U.S. President Barack Obama condemned North Korea’s nuclear test on Friday as a “grave threat” to regional security and international peace and said he would work with U.S. partners on new sanctions against Pyongyang.
“To be clear, the United States does not, and never will, accept North Korea as a nuclear state,” Obama said in a statement, in which he singled out Pyongyang as the only country to have tested nuclear weapons this century.
North Korea’s launch on Friday of its fifth and biggest nuclear test also drew condemnation from its main ally, China. Pyongyang said it had mastered the ability to mount a warhead on a ballistic missile, ratcheting up a threat the international community has been powerless to contain.
Obama said the test was “a grave threat to regional security and to international peace and stability” and “follows an unprecedented campaign of ballistic missile launches.”

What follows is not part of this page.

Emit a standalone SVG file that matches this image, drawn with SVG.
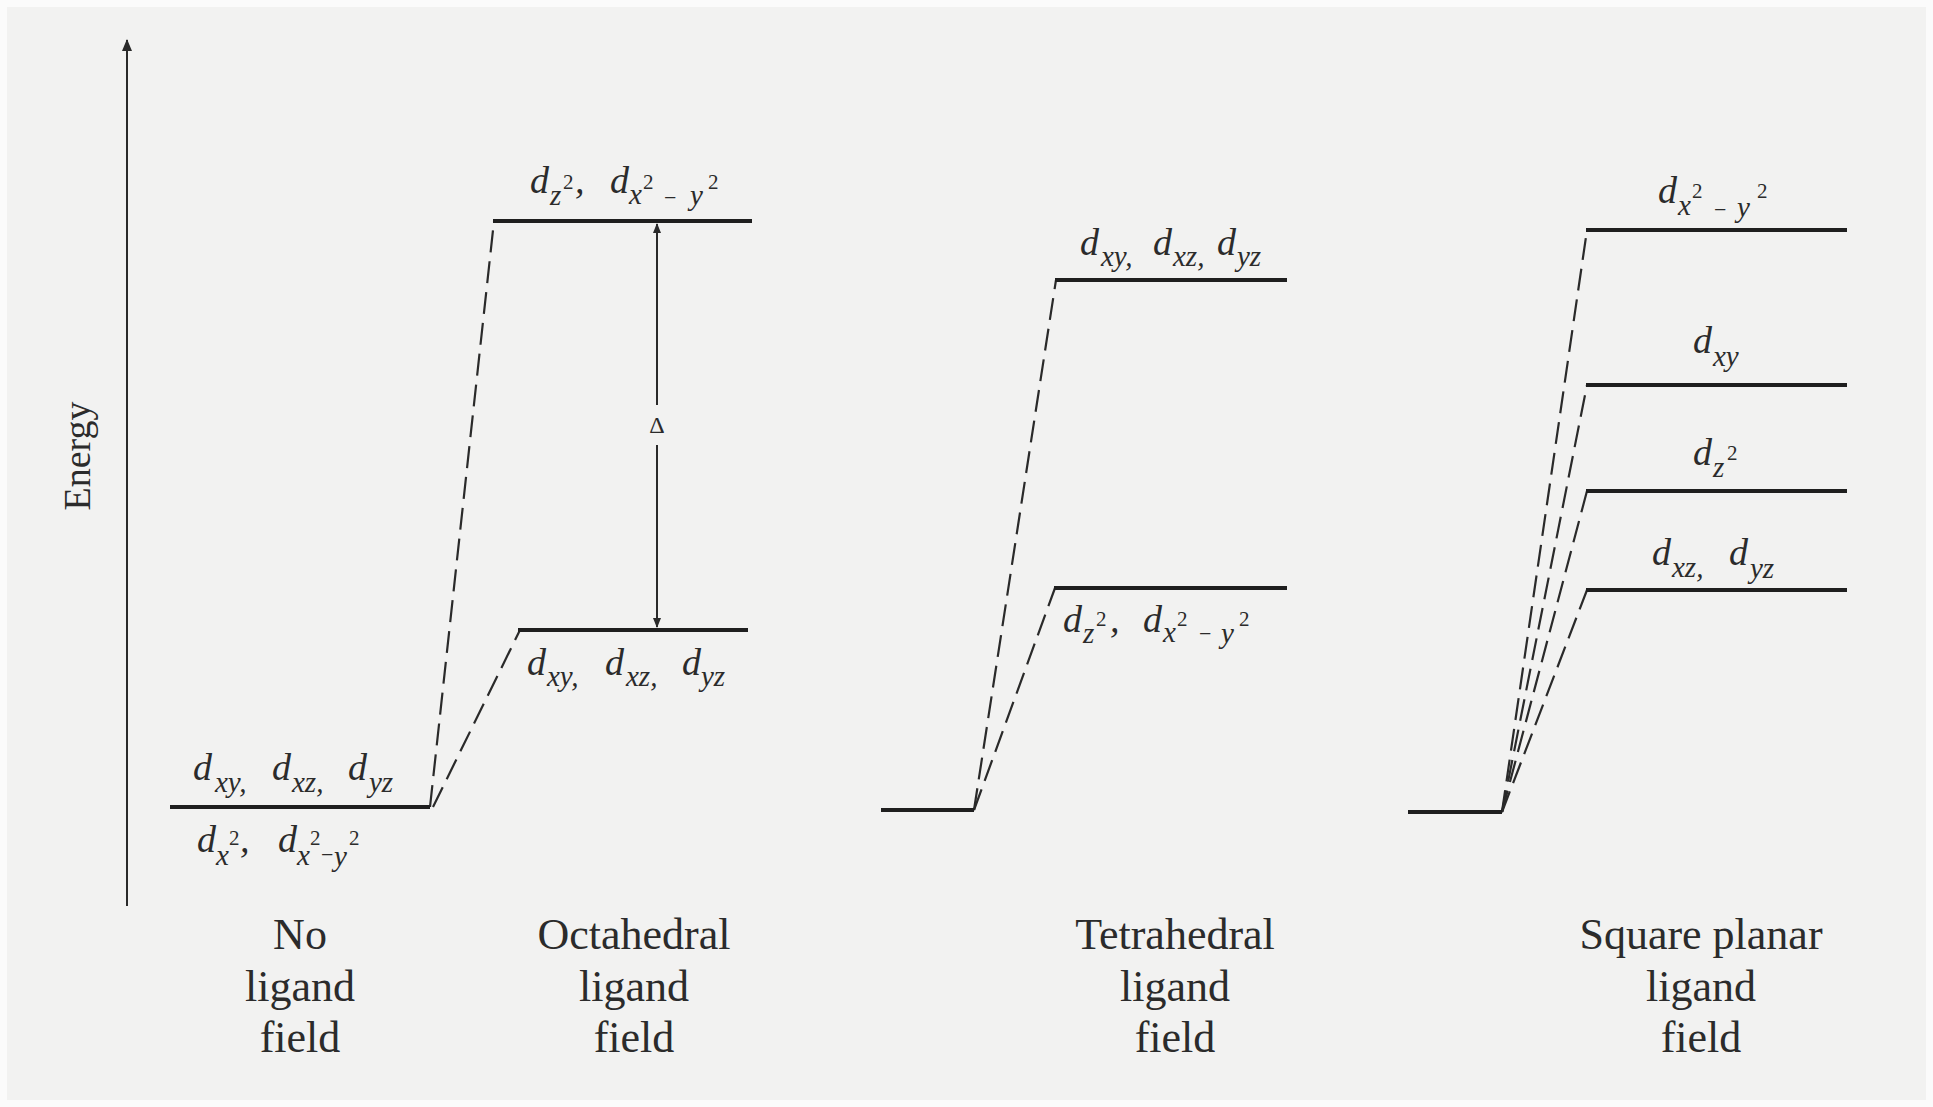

The test was launched on the 68th anniversary of North Korea’s founding, and came as Obama returned to Washington from a nine-day trip to Asia.
The U.S. president said he had spoken by telephone with the leaders of South Korea and Japan, who agreed to work with other countries “to take additional significant steps, including new sanctions, to demonstrate to North Korea that there are consequences to its unlawful and dangerous actions.”
Earlier in the week, North Korea fired three ballistic missiles into the sea off its east coast, the South Korean and U.S. militaries said, as the leaders of the Group of 20 major economies held a summit in China.